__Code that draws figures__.

◆ ◆ ◆ ◆

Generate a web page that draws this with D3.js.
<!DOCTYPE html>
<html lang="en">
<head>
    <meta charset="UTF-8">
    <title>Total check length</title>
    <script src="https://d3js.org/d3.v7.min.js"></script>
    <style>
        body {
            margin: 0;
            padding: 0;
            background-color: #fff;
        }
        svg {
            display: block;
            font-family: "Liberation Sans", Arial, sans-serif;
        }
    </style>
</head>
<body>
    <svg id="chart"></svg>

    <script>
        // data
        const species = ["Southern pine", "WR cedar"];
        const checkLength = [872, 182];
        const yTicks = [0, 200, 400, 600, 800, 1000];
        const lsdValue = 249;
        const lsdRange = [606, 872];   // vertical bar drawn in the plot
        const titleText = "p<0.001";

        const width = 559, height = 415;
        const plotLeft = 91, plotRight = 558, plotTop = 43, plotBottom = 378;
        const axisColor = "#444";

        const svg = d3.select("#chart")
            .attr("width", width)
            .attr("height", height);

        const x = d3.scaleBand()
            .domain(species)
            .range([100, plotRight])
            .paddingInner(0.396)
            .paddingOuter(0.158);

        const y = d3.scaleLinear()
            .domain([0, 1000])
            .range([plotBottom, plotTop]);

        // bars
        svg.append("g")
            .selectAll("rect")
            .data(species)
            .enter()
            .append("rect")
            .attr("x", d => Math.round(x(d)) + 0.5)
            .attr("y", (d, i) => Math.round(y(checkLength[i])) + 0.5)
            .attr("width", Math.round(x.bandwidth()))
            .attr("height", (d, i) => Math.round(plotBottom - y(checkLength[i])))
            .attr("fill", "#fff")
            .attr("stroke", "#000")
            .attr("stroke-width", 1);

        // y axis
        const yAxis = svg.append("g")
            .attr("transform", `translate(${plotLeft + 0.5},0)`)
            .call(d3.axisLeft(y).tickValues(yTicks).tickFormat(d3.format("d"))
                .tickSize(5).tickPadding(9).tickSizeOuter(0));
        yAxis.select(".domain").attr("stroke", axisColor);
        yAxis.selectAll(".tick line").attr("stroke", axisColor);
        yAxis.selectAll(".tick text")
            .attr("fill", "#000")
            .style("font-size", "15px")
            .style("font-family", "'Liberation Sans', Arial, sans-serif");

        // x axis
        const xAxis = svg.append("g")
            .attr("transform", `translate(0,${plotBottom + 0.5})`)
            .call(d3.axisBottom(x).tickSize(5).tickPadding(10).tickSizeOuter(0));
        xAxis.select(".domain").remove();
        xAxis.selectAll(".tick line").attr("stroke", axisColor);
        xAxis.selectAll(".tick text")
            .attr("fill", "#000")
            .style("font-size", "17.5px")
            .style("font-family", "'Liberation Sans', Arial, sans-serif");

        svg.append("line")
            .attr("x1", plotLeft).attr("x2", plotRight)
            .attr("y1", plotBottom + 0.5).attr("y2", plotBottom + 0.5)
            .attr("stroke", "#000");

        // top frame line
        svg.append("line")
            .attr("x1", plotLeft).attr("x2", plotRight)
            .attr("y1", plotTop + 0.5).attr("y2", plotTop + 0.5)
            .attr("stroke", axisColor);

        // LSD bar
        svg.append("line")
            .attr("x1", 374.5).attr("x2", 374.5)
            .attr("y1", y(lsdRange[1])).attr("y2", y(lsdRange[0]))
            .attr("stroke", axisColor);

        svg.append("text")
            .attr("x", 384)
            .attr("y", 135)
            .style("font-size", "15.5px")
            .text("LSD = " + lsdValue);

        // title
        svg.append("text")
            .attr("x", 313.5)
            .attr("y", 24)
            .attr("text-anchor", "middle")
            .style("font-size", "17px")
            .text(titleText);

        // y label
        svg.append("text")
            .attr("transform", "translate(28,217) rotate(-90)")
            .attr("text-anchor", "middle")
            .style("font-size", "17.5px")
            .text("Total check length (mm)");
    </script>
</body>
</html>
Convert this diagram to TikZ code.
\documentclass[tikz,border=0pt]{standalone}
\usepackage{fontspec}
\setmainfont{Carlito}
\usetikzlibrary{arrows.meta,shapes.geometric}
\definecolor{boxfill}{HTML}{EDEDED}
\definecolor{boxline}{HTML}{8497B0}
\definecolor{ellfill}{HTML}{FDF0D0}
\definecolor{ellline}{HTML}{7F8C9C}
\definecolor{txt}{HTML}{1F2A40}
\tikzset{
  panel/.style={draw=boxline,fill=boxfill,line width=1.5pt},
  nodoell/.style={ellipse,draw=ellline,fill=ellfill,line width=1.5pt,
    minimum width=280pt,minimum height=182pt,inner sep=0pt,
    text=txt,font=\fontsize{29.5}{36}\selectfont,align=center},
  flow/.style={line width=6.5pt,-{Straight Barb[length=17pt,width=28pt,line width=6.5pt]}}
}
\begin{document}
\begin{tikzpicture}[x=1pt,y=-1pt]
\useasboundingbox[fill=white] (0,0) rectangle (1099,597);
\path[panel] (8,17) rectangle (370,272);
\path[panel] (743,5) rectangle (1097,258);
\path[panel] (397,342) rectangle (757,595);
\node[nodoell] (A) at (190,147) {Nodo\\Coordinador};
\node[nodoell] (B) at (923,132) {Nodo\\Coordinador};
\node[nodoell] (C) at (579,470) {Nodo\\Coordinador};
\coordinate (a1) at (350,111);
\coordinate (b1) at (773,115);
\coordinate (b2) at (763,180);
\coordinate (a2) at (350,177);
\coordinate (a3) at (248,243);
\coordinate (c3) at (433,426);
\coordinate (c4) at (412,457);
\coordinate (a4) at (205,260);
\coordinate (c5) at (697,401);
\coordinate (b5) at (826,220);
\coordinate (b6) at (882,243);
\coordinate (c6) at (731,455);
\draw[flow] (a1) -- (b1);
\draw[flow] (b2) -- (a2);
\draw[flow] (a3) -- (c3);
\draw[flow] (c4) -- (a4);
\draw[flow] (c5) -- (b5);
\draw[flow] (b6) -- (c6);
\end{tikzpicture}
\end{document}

◆ ◆ ◆ ◆

__Aim of the exercise__.
Type out the entries again, word for word.

__Response to the task__.
Generate a web page that draws this with D3.js.
<!DOCTYPE html>
<html lang="en">
<head>
    <meta charset="UTF-8">
    <title>Total check length</title>
    <script src="https://d3js.org/d3.v7.min.js"></script>
    <style>
        body {
            margin: 0;
            padding: 0;
            background-color: #fff;
        }
        svg {
            display: block;
            font-family: "Liberation Sans", Arial, sans-serif;
        }
    </style>
</head>
<body>
    <svg id="chart"></svg>

    <script>
        // data
        const species = ["Southern pine", "WR cedar"];
        const checkLength = [872, 182];
        const yTicks = [0, 200, 400, 600, 800, 1000];
        const lsdValue = 249;
        const lsdRange = [606, 872];   // vertical bar drawn in the plot
        const titleText = "p<0.001";

        const width = 559, height = 415;
        const plotLeft = 91, plotRight = 558, plotTop = 43, plotBottom = 378;
        const axisColor = "#444";

        const svg = d3.select("#chart")
            .attr("width", width)
            .attr("height", height);

        const x = d3.scaleBand()
            .domain(species)
            .range([100, plotRight])
            .paddingInner(0.396)
            .paddingOuter(0.158);

        const y = d3.scaleLinear()
            .domain([0, 1000])
            .range([plotBottom, plotTop]);

        // bars
        svg.append("g")
            .selectAll("rect")
            .data(species)
            .enter()
            .append("rect")
            .attr("x", d => Math.round(x(d)) + 0.5)
            .attr("y", (d, i) => Math.round(y(checkLength[i])) + 0.5)
            .attr("width", Math.round(x.bandwidth()))
            .attr("height", (d, i) => Math.round(plotBottom - y(checkLength[i])))
            .attr("fill", "#fff")
            .attr("stroke", "#000")
            .attr("stroke-width", 1);

        // y axis
        const yAxis = svg.append("g")
            .attr("transform", `translate(${plotLeft + 0.5},0)`)
            .call(d3.axisLeft(y).tickValues(yTicks).tickFormat(d3.format("d"))
                .tickSize(5).tickPadding(9).tickSizeOuter(0));
        yAxis.select(".domain").attr("stroke", axisColor);
        yAxis.selectAll(".tick line").attr("stroke", axisColor);
        yAxis.selectAll(".tick text")
            .attr("fill", "#000")
            .style("font-size", "15px")
            .style("font-family", "'Liberation Sans', Arial, sans-serif");

        // x axis
        const xAxis = svg.append("g")
            .attr("transform", `translate(0,${plotBottom + 0.5})`)
            .call(d3.axisBottom(x).tickSize(5).tickPadding(10).tickSizeOuter(0));
        xAxis.select(".domain").remove();
        xAxis.selectAll(".tick line").attr("stroke", axisColor);
        xAxis.selectAll(".tick text")
            .attr("fill", "#000")
            .style("font-size", "17.5px")
            .style("font-family", "'Liberation Sans', Arial, sans-serif");

        svg.append("line")
            .attr("x1", plotLeft).attr("x2", plotRight)
            .attr("y1", plotBottom + 0.5).attr("y2", plotBottom + 0.5)
            .attr("stroke", "#000");

        // top frame line
        svg.append("line")
            .attr("x1", plotLeft).attr("x2", plotRight)
            .attr("y1", plotTop + 0.5).attr("y2", plotTop + 0.5)
            .attr("stroke", axisColor);

        // LSD bar
        svg.append("line")
            .attr("x1", 374.5).attr("x2", 374.5)
            .attr("y1", y(lsdRange[1])).attr("y2", y(lsdRange[0]))
            .attr("stroke", axisColor);

        svg.append("text")
            .attr("x", 384)
            .attr("y", 135)
            .style("font-size", "15.5px")
            .text("LSD = " + lsdValue);

        // title
        svg.append("text")
            .attr("x", 313.5)
            .attr("y", 24)
            .attr("text-anchor", "middle")
            .style("font-size", "17px")
            .text(titleText);

        // y label
        svg.append("text")
            .attr("transform", "translate(28,217) rotate(-90)")
            .attr("text-anchor", "middle")
            .style("font-size", "17.5px")
            .text("Total check length (mm)");
    </script>
</body>
</html>
Convert this diagram to TikZ code.
\documentclass[tikz,border=0pt]{standalone}
\usepackage{fontspec}
\setmainfont{Carlito}
\usetikzlibrary{arrows.meta,shapes.geometric}
\definecolor{boxfill}{HTML}{EDEDED}
\definecolor{boxline}{HTML}{8497B0}
\definecolor{ellfill}{HTML}{FDF0D0}
\definecolor{ellline}{HTML}{7F8C9C}
\definecolor{txt}{HTML}{1F2A40}
\tikzset{
  panel/.style={draw=boxline,fill=boxfill,line width=1.5pt},
  nodoell/.style={ellipse,draw=ellline,fill=ellfill,line width=1.5pt,
    minimum width=280pt,minimum height=182pt,inner sep=0pt,
    text=txt,font=\fontsize{29.5}{36}\selectfont,align=center},
  flow/.style={line width=6.5pt,-{Straight Barb[length=17pt,width=28pt,line width=6.5pt]}}
}
\begin{document}
\begin{tikzpicture}[x=1pt,y=-1pt]
\useasboundingbox[fill=white] (0,0) rectangle (1099,597);
\path[panel] (8,17) rectangle (370,272);
\path[panel] (743,5) rectangle (1097,258);
\path[panel] (397,342) rectangle (757,595);
\node[nodoell] (A) at (190,147) {Nodo\\Coordinador};
\node[nodoell] (B) at (923,132) {Nodo\\Coordinador};
\node[nodoell] (C) at (579,470) {Nodo\\Coordinador};
\coordinate (a1) at (350,111);
\coordinate (b1) at (773,115);
\coordinate (b2) at (763,180);
\coordinate (a2) at (350,177);
\coordinate (a3) at (248,243);
\coordinate (c3) at (433,426);
\coordinate (c4) at (412,457);
\coordinate (a4) at (205,260);
\coordinate (c5) at (697,401);
\coordinate (b5) at (826,220);
\coordinate (b6) at (882,243);
\coordinate (c6) at (731,455);
\draw[flow] (a1) -- (b1);
\draw[flow] (b2) -- (a2);
\draw[flow] (a3) -- (c3);
\draw[flow] (c4) -- (a4);
\draw[flow] (c5) -- (b5);
\draw[flow] (b6) -- (c6);
\end{tikzpicture}
\end{document}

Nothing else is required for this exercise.